Should you refinance your ARM (Adjustable Rate Mortgage) for a FRM (Fixed Rate Mortgage)?

Lately, everyone is eager to jump the uncertain ARM ship for the stability and sometimes lower costs of a FRM. But just because everybody else is doing it, doesn’t mean it’s right for you. Before signing up with the first of the bazillion of mortgage brokers that call you on any given night, here are a few factors to take into consideration. 1) Know your rate and know when it adjusts. Before you even say “hello” to a broker, make sure you’re aware of your current ARM rate. How will you know if you’re going to save money if you don’t even know what you’re paying now? Of course, a huge part of this is knowing about your current fully-indexed rate (FIR), and when it adjusts. Why is this important? Because it’s the best way of estimating how much, if any, your ARM rate will change in the next period. Basically, the next time your ARM is due to adjust, it will reset to the margin plus the current index value. (online tool?) (There are a few indexes that work a little differently, including the COFI, COSI and CODI) 2) Know the rate and terms on FRMs Finally, you can talk to those brokers. Find out all the details on the currently available FRMs, so you can make an informed comparison. But don’t sign up yet. Now that you have the information you need, you can make an intelligent decision. Just use these quick guidelines to help: Definitely refinance, and fast: If both the FIR rate and your ARM rate are higher than the FRM rate, then you can only win by refinancing quickly. Either refinance immediately, or plan to stay in your ARM for a long time: If the FIR rate is lower but your ARM rate is higher than the FRM rate, you have two choices.

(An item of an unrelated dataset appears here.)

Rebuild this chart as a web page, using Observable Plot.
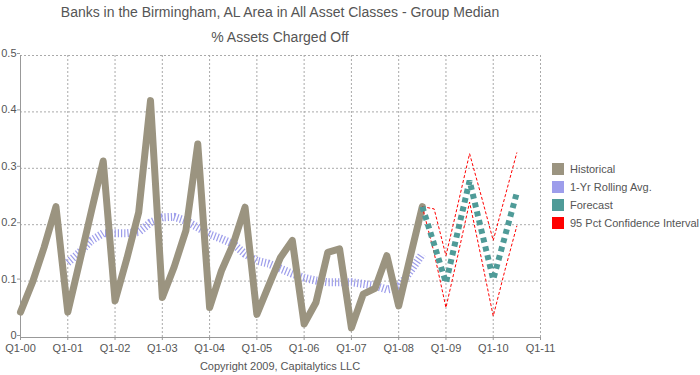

You can refinance now and immediately begin saving money on your high-priced ARM, or you can choose to wait until your ARM rate drops in the future, and hope to save money in the long-run over the FRM. Definitely refinance, but have patience: If the FIR rate is higher but your ARM rate is lower than the FRM rate, it means the time to refinance is just before the next ARM rate-adjustment period. Refinancing immediately would be a waste of money. Kiss those mortgage brokers goodbye: If both the FIR rate and your ARM rate are lower than the FRM rate, it makes no sense to refinance at all right now. Unless the index rate rises enough to put your new ARM above the FRM rate, just stay put and count your blessings.